* begin *

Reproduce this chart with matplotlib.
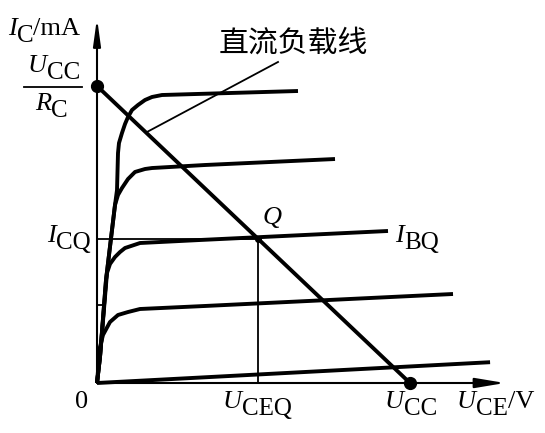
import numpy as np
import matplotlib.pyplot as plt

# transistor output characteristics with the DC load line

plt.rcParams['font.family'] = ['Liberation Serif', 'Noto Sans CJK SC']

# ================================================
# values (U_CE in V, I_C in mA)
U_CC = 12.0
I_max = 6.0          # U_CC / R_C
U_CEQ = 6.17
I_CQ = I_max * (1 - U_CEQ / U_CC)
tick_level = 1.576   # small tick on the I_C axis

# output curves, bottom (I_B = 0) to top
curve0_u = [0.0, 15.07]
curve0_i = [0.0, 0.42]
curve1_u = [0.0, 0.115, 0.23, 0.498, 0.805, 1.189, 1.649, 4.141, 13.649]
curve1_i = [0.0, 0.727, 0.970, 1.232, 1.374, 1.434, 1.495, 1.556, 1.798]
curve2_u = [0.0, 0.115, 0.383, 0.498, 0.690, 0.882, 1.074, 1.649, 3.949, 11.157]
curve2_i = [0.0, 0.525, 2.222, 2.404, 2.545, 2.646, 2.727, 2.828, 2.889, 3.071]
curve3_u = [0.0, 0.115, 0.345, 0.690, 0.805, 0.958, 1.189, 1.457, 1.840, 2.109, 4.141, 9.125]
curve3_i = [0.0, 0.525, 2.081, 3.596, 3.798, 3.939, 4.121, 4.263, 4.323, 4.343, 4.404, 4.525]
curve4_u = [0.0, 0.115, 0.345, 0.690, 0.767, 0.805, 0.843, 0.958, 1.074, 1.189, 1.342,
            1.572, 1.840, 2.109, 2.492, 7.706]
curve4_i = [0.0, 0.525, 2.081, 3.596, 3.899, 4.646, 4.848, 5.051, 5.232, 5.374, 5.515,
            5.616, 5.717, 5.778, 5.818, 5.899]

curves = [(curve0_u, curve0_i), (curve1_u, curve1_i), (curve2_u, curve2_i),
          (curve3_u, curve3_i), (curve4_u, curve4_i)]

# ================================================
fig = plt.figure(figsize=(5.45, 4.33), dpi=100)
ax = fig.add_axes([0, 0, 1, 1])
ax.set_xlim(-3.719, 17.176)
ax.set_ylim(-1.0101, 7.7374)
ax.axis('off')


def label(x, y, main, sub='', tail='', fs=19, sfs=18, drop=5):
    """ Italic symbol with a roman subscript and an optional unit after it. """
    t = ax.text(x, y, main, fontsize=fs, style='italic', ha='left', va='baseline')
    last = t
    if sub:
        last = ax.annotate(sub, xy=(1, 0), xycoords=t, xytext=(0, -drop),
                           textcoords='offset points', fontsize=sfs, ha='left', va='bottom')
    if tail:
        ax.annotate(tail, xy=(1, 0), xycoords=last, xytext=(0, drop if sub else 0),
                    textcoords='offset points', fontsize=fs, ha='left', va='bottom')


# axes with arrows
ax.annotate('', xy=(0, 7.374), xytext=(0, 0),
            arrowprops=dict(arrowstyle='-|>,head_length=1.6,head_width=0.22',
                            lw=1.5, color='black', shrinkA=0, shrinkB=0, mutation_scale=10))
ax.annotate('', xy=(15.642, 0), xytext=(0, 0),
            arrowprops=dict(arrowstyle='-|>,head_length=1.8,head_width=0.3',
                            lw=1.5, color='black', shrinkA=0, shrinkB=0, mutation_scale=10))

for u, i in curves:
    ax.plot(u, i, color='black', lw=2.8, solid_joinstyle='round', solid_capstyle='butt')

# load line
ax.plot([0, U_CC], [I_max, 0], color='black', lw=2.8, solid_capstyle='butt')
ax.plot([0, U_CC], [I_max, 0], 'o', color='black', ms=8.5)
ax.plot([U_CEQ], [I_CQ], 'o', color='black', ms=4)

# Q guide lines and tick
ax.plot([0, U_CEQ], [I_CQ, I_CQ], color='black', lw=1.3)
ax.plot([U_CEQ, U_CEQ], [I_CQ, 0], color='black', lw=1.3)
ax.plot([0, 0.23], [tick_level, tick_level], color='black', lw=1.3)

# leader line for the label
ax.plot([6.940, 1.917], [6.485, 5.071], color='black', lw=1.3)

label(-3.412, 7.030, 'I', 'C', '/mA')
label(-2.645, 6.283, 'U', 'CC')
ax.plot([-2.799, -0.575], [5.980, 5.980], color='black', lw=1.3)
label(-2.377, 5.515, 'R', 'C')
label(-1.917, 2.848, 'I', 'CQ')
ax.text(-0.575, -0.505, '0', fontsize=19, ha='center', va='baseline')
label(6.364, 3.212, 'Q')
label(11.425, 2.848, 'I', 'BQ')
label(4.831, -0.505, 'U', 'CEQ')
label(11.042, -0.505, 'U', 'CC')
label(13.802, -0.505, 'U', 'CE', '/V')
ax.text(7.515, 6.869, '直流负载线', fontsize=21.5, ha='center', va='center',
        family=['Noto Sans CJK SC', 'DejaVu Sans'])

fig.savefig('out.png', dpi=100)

* end *
* begin *

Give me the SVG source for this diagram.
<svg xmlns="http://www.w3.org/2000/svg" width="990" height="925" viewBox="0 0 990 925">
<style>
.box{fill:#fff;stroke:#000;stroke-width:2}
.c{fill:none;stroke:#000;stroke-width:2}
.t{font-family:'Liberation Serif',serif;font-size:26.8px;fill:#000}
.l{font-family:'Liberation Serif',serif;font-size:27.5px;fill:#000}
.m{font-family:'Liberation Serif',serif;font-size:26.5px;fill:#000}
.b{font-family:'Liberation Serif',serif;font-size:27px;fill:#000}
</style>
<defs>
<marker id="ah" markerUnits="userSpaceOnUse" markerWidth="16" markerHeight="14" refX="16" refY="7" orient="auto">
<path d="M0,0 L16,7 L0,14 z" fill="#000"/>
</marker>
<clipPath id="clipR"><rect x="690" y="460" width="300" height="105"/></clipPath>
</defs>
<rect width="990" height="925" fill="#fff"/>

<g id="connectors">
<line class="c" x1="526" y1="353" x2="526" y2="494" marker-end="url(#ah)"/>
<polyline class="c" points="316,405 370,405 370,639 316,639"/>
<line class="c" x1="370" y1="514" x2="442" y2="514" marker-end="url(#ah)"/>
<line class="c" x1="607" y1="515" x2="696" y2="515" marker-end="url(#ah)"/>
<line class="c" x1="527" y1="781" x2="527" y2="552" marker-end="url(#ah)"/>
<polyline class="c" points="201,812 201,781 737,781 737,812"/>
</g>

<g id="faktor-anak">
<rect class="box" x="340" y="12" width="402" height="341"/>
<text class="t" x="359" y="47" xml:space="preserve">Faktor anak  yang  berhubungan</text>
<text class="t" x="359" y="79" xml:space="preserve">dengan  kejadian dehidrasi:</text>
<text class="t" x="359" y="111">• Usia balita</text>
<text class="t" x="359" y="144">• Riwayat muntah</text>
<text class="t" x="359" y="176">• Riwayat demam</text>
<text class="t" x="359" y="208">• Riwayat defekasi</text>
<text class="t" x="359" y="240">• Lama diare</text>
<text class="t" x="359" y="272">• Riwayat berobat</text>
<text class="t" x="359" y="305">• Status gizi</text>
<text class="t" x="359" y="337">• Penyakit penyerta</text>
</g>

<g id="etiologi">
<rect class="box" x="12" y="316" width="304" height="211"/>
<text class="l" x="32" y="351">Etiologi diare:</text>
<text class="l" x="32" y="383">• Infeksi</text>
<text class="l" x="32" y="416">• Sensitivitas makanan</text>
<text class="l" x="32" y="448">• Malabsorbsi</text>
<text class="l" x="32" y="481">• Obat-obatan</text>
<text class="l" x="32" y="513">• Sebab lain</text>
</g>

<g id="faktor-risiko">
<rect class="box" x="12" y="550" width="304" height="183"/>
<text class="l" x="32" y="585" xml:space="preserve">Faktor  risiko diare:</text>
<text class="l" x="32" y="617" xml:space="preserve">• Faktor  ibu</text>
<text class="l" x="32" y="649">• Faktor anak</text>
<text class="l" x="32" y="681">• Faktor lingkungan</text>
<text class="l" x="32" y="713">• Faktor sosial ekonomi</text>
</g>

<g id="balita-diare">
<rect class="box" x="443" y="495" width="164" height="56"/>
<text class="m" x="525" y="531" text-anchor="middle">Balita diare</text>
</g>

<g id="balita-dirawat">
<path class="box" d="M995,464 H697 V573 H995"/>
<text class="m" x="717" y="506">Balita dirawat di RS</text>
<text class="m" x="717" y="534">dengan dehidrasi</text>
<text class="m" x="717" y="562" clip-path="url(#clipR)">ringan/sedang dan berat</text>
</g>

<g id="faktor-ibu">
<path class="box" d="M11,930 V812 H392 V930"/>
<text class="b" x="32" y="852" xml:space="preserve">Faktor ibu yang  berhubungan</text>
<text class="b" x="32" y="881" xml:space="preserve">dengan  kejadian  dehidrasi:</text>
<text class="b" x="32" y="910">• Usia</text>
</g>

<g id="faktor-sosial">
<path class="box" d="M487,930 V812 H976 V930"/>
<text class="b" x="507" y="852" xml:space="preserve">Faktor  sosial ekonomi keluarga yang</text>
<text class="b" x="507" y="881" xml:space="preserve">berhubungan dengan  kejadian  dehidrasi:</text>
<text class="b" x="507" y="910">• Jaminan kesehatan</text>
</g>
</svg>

* end *

§ **Instructions for the task**
Your task is to transcribe exactly the lines starting at the line that contains "Reproduce this chart with matplotlib." and ending at the line that contains "tick_level = 1.576", both included. Leave out the pictures.

§ **Result of the task**
Reproduce this chart with matplotlib.
import numpy as np
import matplotlib.pyplot as plt

# transistor output characteristics with the DC load line

plt.rcParams['font.family'] = ['Liberation Serif', 'Noto Sans CJK SC']

# ================================================
# values (U_CE in V, I_C in mA)
U_CC = 12.0
I_max = 6.0          # U_CC / R_C
U_CEQ = 6.17
I_CQ = I_max * (1 - U_CEQ / U_CC)
tick_level = 1.576   # small tick on the I_C axis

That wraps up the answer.